I RIS rilevano tracce biologiche, ma gli slip spariscono e non verranno mai repertati. Perché? A diciotto dall’omicidio di Chiara Poggi dettagli ancora inspiegabili tornano a far rumore. E con le nuove indagini gli inquirenti potrebbero finalmente chiedersi cosa ci facevano davvero lì quegli slip…
Diciotto anni dopo, il delitto di Garlasco continua a scricchiolare sotto il peso dei suoi misteri. Una casa tranquilla, una ragazza di 26 anni massacrata in pieno giorno, un processo che ha portato alla condanna del fidanzato Alberto Stasi, eppure i dettagli, quelli veri, quelli sporchi, quelli mai puliti con il detergente della verità, restano lì, inascoltati. Su Giallo, il settimanale diretto da Albina Perri, il giornalista Gianluca Zanella punta il dito su uno di quei dettagli: una busta. Una comunissima busta di plastica di una nota catena di abbigliamento, fotografata al centro della scena del crimine.

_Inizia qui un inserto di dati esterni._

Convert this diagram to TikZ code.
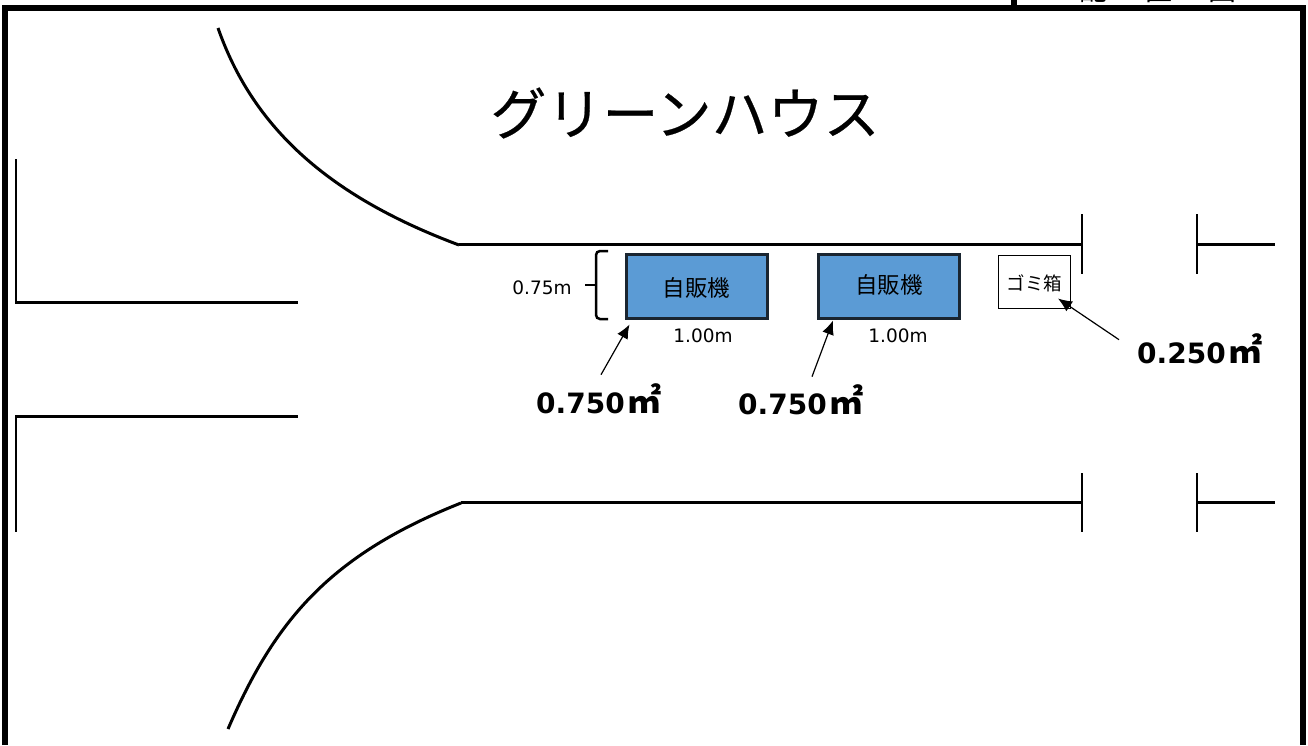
\documentclass[tikz,border=0pt]{standalone}
\usepackage{fontspec}
\setmainfont{DejaVu Sans}
\newfontfamily\jpfont{Noto Sans CJK JP}
\newfontfamily\titlefont[FakeBold=0.4]{Noto Sans CJK JP}
\usepackage{tikz}
\usetikzlibrary{positioning, calc, arrows.meta}
\definecolor{colorbox}{HTML}{5B9BD5}
\definecolor{colorborder}{HTML}{1A2530}
\tikzstyle{road}=[line width=3pt]
\tikzstyle{post}=[line width=2.5pt]
\tikzstyle{wall}=[line width=6pt]
\tikzstyle{infer}=[line width=1.2pt, -{Latex[length=14pt,width=12pt]}]
\tikzstyle{vending}=[draw=colorborder, line width=3pt, fill=colorbox, minimum width=141pt, minimum height=64pt, inner sep=0pt, font=\jpfont\fontsize{22.5}{24}\selectfont]
\tikzstyle{dim}=[inner sep=0pt, font=\fontsize{18.5}{20}\selectfont]
\tikzstyle{area}=[inner sep=0pt, font=\bfseries\fontsize{28}{30}\selectfont]
\newcommand{\sqm}{\hspace{3pt}{\jpfont\bfseries\fontsize{34}{34}\selectfont ㎡}}

\begin{document}
\begin{tikzpicture}[x=1pt,y=-1pt]
\useasboundingbox (0,0) rectangle (1308,745);

% frame
\draw[wall] (5,745) -- (5,8) -- (1302.5,8) -- (1302.5,745);
\draw[wall] (1014,0) -- (1014,5);
\node[inner sep=0pt, anchor=south, font=\jpfont\fontsize{28}{30}\selectfont](sheet) at (1158,3){配\hspace{37pt}置\hspace{37pt}図};

\node[inner sep=0pt, font=\titlefont\fontsize{56}{60}\selectfont](title) at (685,113){グリーンハウス};

% upper road
\draw[road] (218,28) .. controls (252,125) and (325,195) .. (459,245);
\draw[road] (459,244) -- (1082,244);
\draw[post] (1082,214) -- (1082,274);
\draw[post] (1197,214) -- (1197,274);
\draw[road] (1197,244) -- (1275,244);

% lower road
\draw[road] (228,729) .. controls (275,620) and (330,555) .. (461,503);
\draw[road] (461,502.5) -- (1082,502.5);
\draw[post] (1082,473) -- (1082,532);
\draw[post] (1197,473) -- (1197,532);
\draw[road] (1197,502.5) -- (1275,502.5);

% side street
\draw[post] (16,159) -- (16,302.5);
\draw[road] (15,302.5) -- (298,302.5);
\draw[road] (15,416) -- (298,416);
\draw[post] (16,416) -- (16,532);

\node[vending](box1) at (696.5,286){\raisebox{-10.5pt}[0pt][0pt]{自販機}};
\node[vending, right=48.5pt of box1](box2){\raisebox{-7pt}[0pt][0pt]{自販機}};
\node[draw, line width=1pt, minimum width=72pt, minimum height=53pt, inner sep=0pt, font=\jpfont\fontsize{18.5}{20}\selectfont](trash) at (1034.5,281.5){\raisebox{-8.5pt}[0pt][0pt]{ゴミ箱}\hspace{4pt}};

\node[dim](width1) at (703,336){1.00m};
\node[dim](width2) at (898,336){1.00m};
\node[dim](depth) at (542,288){0.75m};

% brace
\draw[line width=2.5pt, rounded corners=4pt] (608,251) -- (596,251) -- (596,319) -- (608,319);
\draw[line width=2.5pt] (585,285) -- (596,285);

\node[area](area1) at (599,399){0.750\sqm};
\node[area](area2) at (801,400){0.750\sqm};
\node[area](area3) at (1200,349){0.250\sqm};

\draw[infer] ($(area1.north)+(2,-9)$) -- ($(box1.south west)+(5,5)$);
\draw[infer] ($(area2.north)+(11,-8)$) -- ($(box2.south west)+(16,1)$);
\draw[infer] ($(area3.north west)+(-18,6)$) -- ($(trash.south east)+(-13,-10)$);

\end{tikzpicture}
\end{document}
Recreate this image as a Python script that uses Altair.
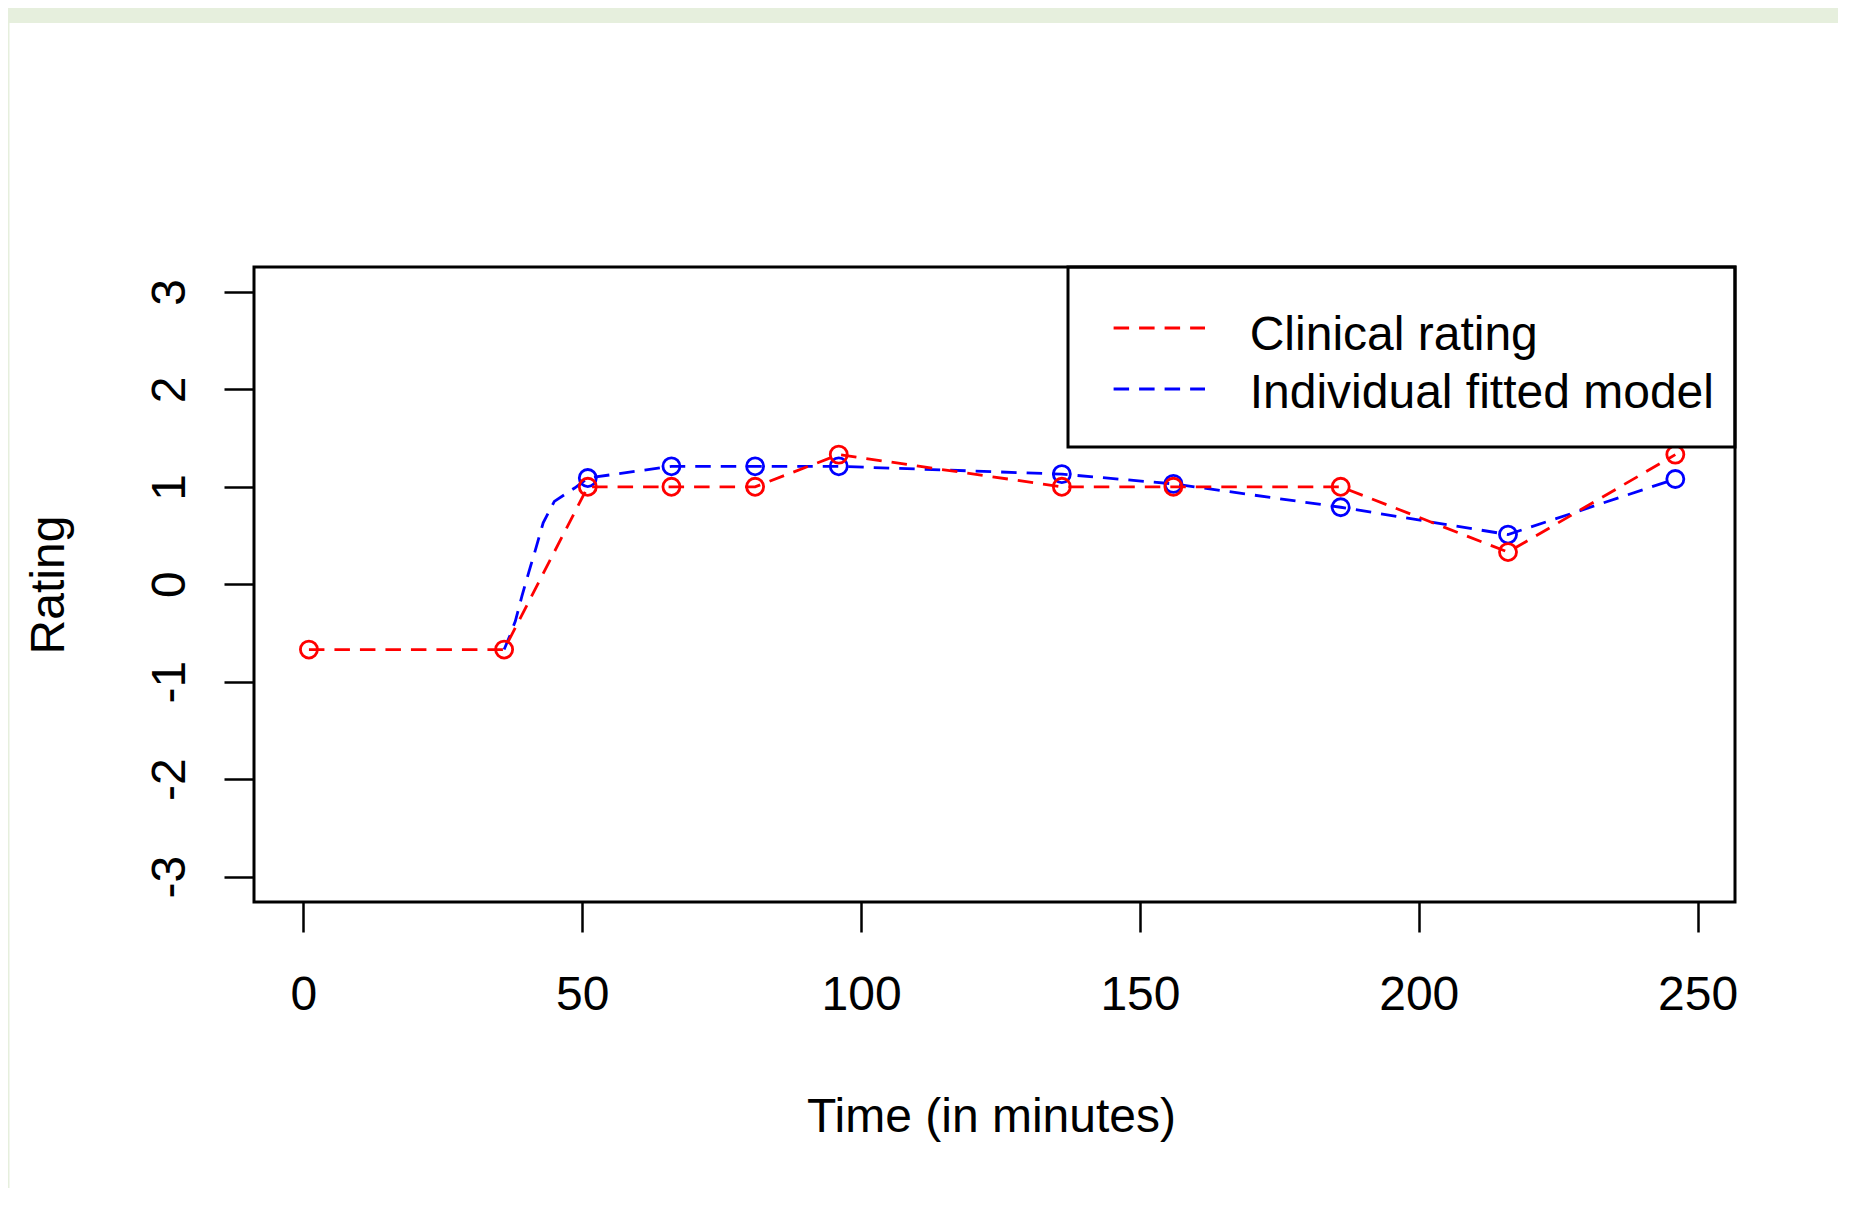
import altair as alt
import pandas as pd

# ---- data ----
times = [1, 36, 51, 66, 81, 96, 136, 156, 186, 216, 246]
clinical = [-0.67, -0.67, 1.0, 1.0, 1.0, 1.33, 1.0, 1.0, 1.0, 0.33, 1.33]

fit_times = [51, 66, 81, 96, 136, 156, 186, 216, 246]
fitted = [1.09, 1.21, 1.21, 1.21, 1.13, 1.03, 0.79, 0.51, 1.08]

# rising part of the fitted curve (between 36 and 51 min)
curve_times = [36, 37, 38, 39.2, 40.4, 41.6, 43, 45, 48.7]
curve_vals = [-0.67, -0.53, -0.38, -0.12, 0.12, 0.35, 0.63, 0.85, 0.99]

series = ["Clinical rating", "Individual fitted model"]
colors = ["#FF0000", "#0000FF"]
x_ticks = [0, 50, 100, 150, 200, 250]
y_ticks = [-3, -2, -1, 0, 1, 2, 3]

FONT = "Liberation Sans"
FS = 48
W, H = 1481, 635
LW = 2.8

clin_df = pd.DataFrame({"t": times, "v": clinical, "series": series[0]})
fit_line_df = pd.DataFrame({"t": curve_times + fit_times, "v": curve_vals + fitted, "series": series[1]})
fit_pts_df = pd.DataFrame({"t": fit_times, "v": fitted, "series": series[1]})

x_enc = alt.X(
    "t:Q",
    scale=alt.Scale(domain=[-8.85, 256.7], nice=False, zero=False),
    axis=alt.Axis(
        values=x_ticks, title="Time (in minutes)", grid=False, domain=False,
        tickSize=30, tickWidth=2.5, tickColor="black",
        labelFont=FONT, labelFontSize=FS, labelColor="black", labelPadding=77,
        labelBaseline="alphabetic", labelOverlap=False, labelFlush=False,
        labelExpr="datum.value + ''",
        titleFont=FONT, titleFontSize=FS, titleFontWeight="normal", titleColor="black",
        titleX=737, titleY=229, titleBaseline="alphabetic", titleAlign="center",
    ),
)
y_enc = alt.Y(
    "v:Q",
    scale=alt.Scale(domain=[-3.26, 3.255], nice=False, zero=False),
    axis=alt.Axis(
        values=y_ticks, title="Rating", grid=False, domain=False,
        tickSize=30, tickWidth=2.5, tickColor="black",
        labelFont=FONT, labelFontSize=FS, labelColor="black", labelPadding=40,
        labelAngle=270, labelAlign="center", labelBaseline="alphabetic",
        labelOverlap=False, labelFlush=False, labelExpr="datum.value + ''",
        titleFont=FONT, titleFontSize=FS, titleFontWeight="normal", titleColor="black",
        titleAngle=270, titleX=-191, titleY=317.5, titleBaseline="alphabetic", titleAlign="center",
    ),
)
color_enc = alt.Color("series:N", scale=alt.Scale(domain=series, range=colors), legend=None)

one = alt.Data(values=[{"a": 1}])
GREEN = "#E6EFDD"

band_top = alt.Chart(one).mark_rect(color=GREEN).encode(
    x=alt.value(-246), x2=alt.value(1584), y=alt.value(-259), y2=alt.value(-244)
)
band_left = alt.Chart(one).mark_rect(color=GREEN).encode(
    x=alt.value(-246), x2=alt.value(-244.5), y=alt.value(-259), y2=alt.value(921)
)

dash = [15.5, 10]
fit_line = alt.Chart(fit_line_df).mark_line(strokeDash=dash, strokeWidth=LW).encode(
    x=x_enc, y=y_enc, color=color_enc, order="t:Q"
)
fit_pts = alt.Chart(fit_pts_df).mark_point(shape="circle", filled=False, size=290, strokeWidth=LW, opacity=1).encode(
    x=x_enc, y=y_enc, color=color_enc
)
clin_line = alt.Chart(clin_df).mark_line(strokeDash=dash, strokeWidth=LW).encode(
    x=x_enc, y=y_enc, color=color_enc, order="t:Q"
)
clin_pts = alt.Chart(clin_df).mark_point(shape="circle", filled=False, size=290, strokeWidth=LW, opacity=1).encode(
    x=x_enc, y=y_enc, color=color_enc
)

legend_box = alt.Chart(one).mark_rect(fill="white", stroke="black", strokeWidth=3).encode(
    x=alt.value(814), x2=alt.value(W), y=alt.value(0), y2=alt.value(180)
)
legend_layers = [legend_box]
for i, (name, col) in enumerate(zip(series, colors)):
    legend_layers.append(
        alt.Chart(one).mark_rule(color=col, strokeDash=dash, strokeWidth=LW).encode(
            x=alt.value(859.6), x2=alt.value(951), y=alt.value(61 + 61 * i)
        )
    )
    legend_layers.append(
        alt.Chart(one).mark_text(text=name, align="left", baseline="alphabetic", font=FONT,
                                 fontSize=FS, color="black").encode(
            x=alt.value(995.7), y=alt.value(83 + 58 * i)
        )
    )

frame = alt.Chart(one).mark_rect(fillOpacity=0, stroke="black", strokeWidth=3).encode(
    x=alt.value(0), x2=alt.value(W), y=alt.value(0), y2=alt.value(H)
)

chart = alt.layer(
    band_top, band_left, fit_line, fit_pts, clin_line, clin_pts, *legend_layers, frame
).properties(
    width=W, height=H,
    padding={"left": 246, "top": 259, "right": 103, "bottom": 286},
    autosize=alt.AutoSizeParams(type="none"),
    background="white",
).configure_view(stroke=None)

chart.save("out.html", embed_options={"renderer": "svg", "actions": False})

Dentro, quattro slip da donna, usati. Sì, usati. Con tracce biologiche rilevate con il crimescope dai RIS. Eppure, mai analizzati. Mai sequestrati. Mai davvero considerati prove. Molto probabilmente rimasti nella casa dei Poggi. Forse buttati. Forse dimenticati. Forse ignorati, proprio come quel sacchetto lasciato vicino al divano, dove Chiara aveva appena acceso il computer prima di essere brutalmente uccisa. Nel bagno al piano superiore, quello che gli investigatori, allora, hanno appena sfiorato, c’erano altri slip: uno nel lavandino, uno sul bordo della vasca. Normale disordine? Forse. Ma allora, che senso ha quella busta al piano di sotto? “È difficile immaginare Chiara trasferire della biancheria intima sporca dal piano superiore alla cantina passando per il soggiorno, dentro una busta di plastica”, scrive Zanella. E ha ragione. La lavanderia era in cantina. Ma quella busta non ci è mai arrivata. È rimasta lì, a metà strada tra il caos e l'oblio.


La criminologa Cristina Brondoni, sempre su Giallo, rincara la dose: “Un reperto, per essere considerato tale, va trattato da reperto”. Invece quegli slip sono stati estratti dal sacchetto, appoggiati sul divano, fotografati. Così, come se nulla fosse. “Il sacchetto avrebbe dovuto essere imbustato così com’era. Conteneva sicuramente materiale biologico. Trattarlo sul posto ha significato contaminarlo. E contaminarne il contesto.” Secondo la Brondoni, ogni slip avrebbe dovuto essere repertato singolarmente, in laboratorio. “Il principio di Locard, ogni contatto lascia una traccia, è stato ignorato. Ciò che c’era sugli slip è finito sul divano e viceversa.” Domande? Tante. Perché mettere della biancheria usata in un sacchetto? Doveva essere lavata? Buttata? O qualcuno l’ha portata lì, intenzionalmente? È un messaggio lasciato da chi ha ucciso Chiara? E da chi? Ora che la Procura di Pavia, con a capo il procuratore Fabio Napoleone, ha riaperto il caso, anche questo dettaglio potrebbe finire sotto la lente. E magari da lì, da quattro slip dimenticati in una busta, potrebbe partire una nuova verità.